Transitional multi-box concurrency: honor AP_WORKER_CONCURRENCY for backward compatibility

docs/adr/0004-transitional-multi-box-concurrency.md

0.86.02.3 KB
Original Source

Transitional multi-box concurrency: honor AP_WORKER_CONCURRENCY for backward compatibility


Status: accepted (amends, does not supersede, ADR 0003)

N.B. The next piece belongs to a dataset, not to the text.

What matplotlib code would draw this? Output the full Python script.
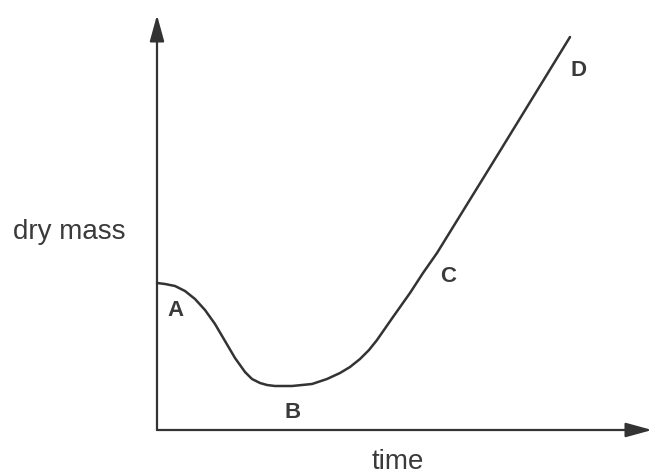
import matplotlib
matplotlib.use("Agg")
import matplotlib.pyplot as plt

# curve (time, dry mass) in arbitrary units
time = [0, 8, 18, 28, 38, 48, 58, 68, 78, 88, 95, 103, 110, 118, 135, 155, 170,
        183, 193, 203, 212, 220, 236, 253, 266, 280, 343, 413]
dry_mass = [147, 146, 144, 139, 131, 120, 106, 89, 72, 58, 51, 47, 45, 44, 44, 46, 51,
            57, 63, 71, 80, 90, 113, 137, 157, 177, 279, 393]

# stage labels and where they sit
stage_names = ["A", "B", "C", "D"]
stage_time = [19, 136, 291, 421]
stage_mass = [120, 18, 153, 360]

line_col = "#333333"
text_col = "#3a3a3a"
plt.rcParams["font.family"] = ["Liberation Sans", "DejaVu Sans"]

fig = plt.figure(figsize=(6.52, 4.75), dpi=100)
ax = fig.add_axes([0, 0, 1, 1])
ax.set_xlim(-157, 495)
ax.set_ylim(-45, 430)
ax.axis("off")

# axes with arrow heads
arrow = dict(arrowstyle="-|>,head_length=0.8,head_width=0.22", mutation_scale=20,
             lw=1.6, color=line_col, shrinkA=0, shrinkB=0)
ax.annotate("", xy=(0, 415), xytext=(0, 0), arrowprops=arrow)
ax.annotate("", xy=(495, 0), xytext=(0, 0), arrowprops=arrow)

ax.plot(time, dry_mass, color=line_col, lw=1.8, solid_joinstyle="round",
        solid_capstyle="round")

for name, t, m in zip(stage_names, stage_time, stage_mass):
    ax.text(t, m, name, fontsize=16, fontweight="bold", color=text_col,
            ha="center", va="center")

ax.text(-88, 198, "dry mass", fontsize=20, color=text_col, ha="center", va="center")
ax.text(241, -32, "time", fontsize=20, color=text_col, ha="center", va="center")

fig.savefig("out.png", dpi=100)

ADR 0003 collapsed the worker and sandbox into one unit at concurrency 1, scaling horizontally by replicas. That is still the destination. But shipping concurrency-1-only would silently drop existing AP_WORKER_CONCURRENCY=N deployments to 1/N of their per-container throughput overnight. So we re-introduce a transitional compatibility mode: a worker honors AP_WORKER_CONCURRENCY=N by running N poll loops over N in-process sandbox boxes in one container (createSandboxRuntime({ concurrency }) holds an array of boxes; execute routes each job to its box by workerIndex). The default is restored to 5main's historical value — so the default deployment preserves the old multi-box behavior exactly. This is the only entry point (the pool/createSandboxPool vocabulary stays dead) and Cloud Run / RuntimeKind stay deleted.

Why this is temporary

This restores exactly what ADR 0003 deleted, so it must not become the architecture. The destination is still concurrency 1 + replicas. Because the default (5) is this mode, a per-deployment startup warning would fire for everyone and tell us nothing — so the deprecation/cutover signal is deferred to the removal PR, which flips the default to 1, removes the box array + N poll loops, and ships the user-facing breaking notice. (Earlier draft used a startup warn at N>1; that only made sense when the default was 1.)

Consequences

  • OOM blast radius inverts at N>1. N engine children share one container cgroup, so a single runaway flow can OOM-kill the container and take down all N in-flight jobs, not one — exactly the shared-cap ratchet ADR 0003 removed. We document only: the 0.5 CPU / 1 GB cap is sized for concurrency 1; operators running N must size the container ~N× themselves (the same expectation they had before ADR 0003). No per-box memory partitioning is built for a mode being deleted.
  • Provision concurrency is already safe. The on-disk cache layer (piece-installer, engine-installer, flow-bundle-store, code-cache) is the same code main ran with N boxes provisioning concurrently (threadSafeMkdir, cache-state), so no new per-key dedup is needed.